$$\lim _{n\to \infty }\frac{1}{n^3}\sum _{k=1}^{2n}\frac{k^2}{8}\arcsin \left(\frac{k}{2n}\right) =\: L$$
I kind of know how to solve a Riemann sum with $n$ terms. I create a division, usually $D_n=(0, \frac{1}{n},..., \frac{n}{n})$, with some intermediary points (usually $\epsilon_k = \frac{k}{n}$, with $k$ from $0$ to $n-1$ or from $1$ to $n$) and then I can say that the limit of the series is $\int _0^1 f(x)$, after $k/n = x$. However, how can i do that form $2n$ terms ? I thought about rewriting the limit as this $$L=\lim _{n\to \infty }\frac{1}{2n}\sum _{k=1}^{2n}\:\frac{1}{4}\left(\frac{k}{n}\right)^2\arcsin \left(\frac{k}{n}\cdot \frac{1}{2}\right)$$ and then form the function by $\frac{k}{n} = x$. The correct answer should be $\frac{\pi }{6}-\frac{2}{9}$.

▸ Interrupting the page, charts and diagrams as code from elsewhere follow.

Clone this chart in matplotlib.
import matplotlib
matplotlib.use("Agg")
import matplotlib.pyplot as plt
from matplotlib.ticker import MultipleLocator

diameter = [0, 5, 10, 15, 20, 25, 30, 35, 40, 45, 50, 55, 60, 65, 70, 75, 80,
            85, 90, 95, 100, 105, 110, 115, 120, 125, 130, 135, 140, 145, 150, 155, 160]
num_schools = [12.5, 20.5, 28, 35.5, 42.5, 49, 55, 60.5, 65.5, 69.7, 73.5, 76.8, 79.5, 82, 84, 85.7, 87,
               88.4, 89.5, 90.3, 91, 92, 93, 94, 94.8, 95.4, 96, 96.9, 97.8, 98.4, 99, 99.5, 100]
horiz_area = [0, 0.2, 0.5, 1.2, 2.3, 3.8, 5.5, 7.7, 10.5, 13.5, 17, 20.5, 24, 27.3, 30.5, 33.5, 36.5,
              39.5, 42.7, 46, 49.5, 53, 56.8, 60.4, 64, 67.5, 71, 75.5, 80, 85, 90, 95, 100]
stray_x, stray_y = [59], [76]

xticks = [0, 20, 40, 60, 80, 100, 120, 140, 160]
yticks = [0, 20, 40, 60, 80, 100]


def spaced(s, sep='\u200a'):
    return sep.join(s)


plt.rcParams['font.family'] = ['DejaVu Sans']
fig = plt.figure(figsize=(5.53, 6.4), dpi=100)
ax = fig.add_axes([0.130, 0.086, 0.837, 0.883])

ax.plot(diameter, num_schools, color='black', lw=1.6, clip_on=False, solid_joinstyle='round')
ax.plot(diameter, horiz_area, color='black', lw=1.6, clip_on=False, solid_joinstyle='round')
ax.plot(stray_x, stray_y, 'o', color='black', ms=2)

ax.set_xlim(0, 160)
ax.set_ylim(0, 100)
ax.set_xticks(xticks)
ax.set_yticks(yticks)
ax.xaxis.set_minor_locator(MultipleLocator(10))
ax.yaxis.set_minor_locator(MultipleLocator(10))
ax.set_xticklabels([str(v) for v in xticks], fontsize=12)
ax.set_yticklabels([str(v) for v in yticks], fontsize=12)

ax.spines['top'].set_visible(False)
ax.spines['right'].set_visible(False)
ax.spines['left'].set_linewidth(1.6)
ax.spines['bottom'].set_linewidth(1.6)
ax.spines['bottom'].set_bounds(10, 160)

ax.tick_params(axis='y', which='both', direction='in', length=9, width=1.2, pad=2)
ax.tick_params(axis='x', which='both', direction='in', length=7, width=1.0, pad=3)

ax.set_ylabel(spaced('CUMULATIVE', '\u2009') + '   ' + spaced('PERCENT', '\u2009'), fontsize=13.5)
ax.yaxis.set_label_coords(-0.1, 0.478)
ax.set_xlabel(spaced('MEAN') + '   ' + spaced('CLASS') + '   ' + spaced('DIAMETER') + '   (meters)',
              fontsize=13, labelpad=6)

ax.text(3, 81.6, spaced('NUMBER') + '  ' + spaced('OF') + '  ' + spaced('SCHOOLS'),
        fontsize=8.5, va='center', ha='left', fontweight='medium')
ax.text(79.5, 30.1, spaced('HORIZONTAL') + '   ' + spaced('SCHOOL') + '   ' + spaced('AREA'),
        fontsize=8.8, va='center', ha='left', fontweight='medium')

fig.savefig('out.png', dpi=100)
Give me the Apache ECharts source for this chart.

Just do exactly the same, with $\frac{k}{2n}$ instead of $\frac{k}{n}$. If that helps conceptually, set $m=2n$ and rewrite the sum as $$\frac{1}{n^3}\sum_{k=1}^{2n} \frac{k^2}{8}\arcsin\frac{k}{2n}=\frac{8}{m^3}\sum_{k=1}^m \frac{k^2}{8}\arcsin\frac{k}{m}$$ Then, $$ \frac{8}{m^3}\sum_{k=1}^m \frac{k^2}{8}\arcsin\frac{k}{m} = \frac{1}{m}\sum_{k=1}^m \left(\frac{k}{m}\right)^2\arcsin\frac{k}{m} $$ and now you should recognize a Riemann sum converging to $\int_0^1 x^2\arcsin x dx$ when $m\to\infty$ (or, equivalently, $n\to\infty$).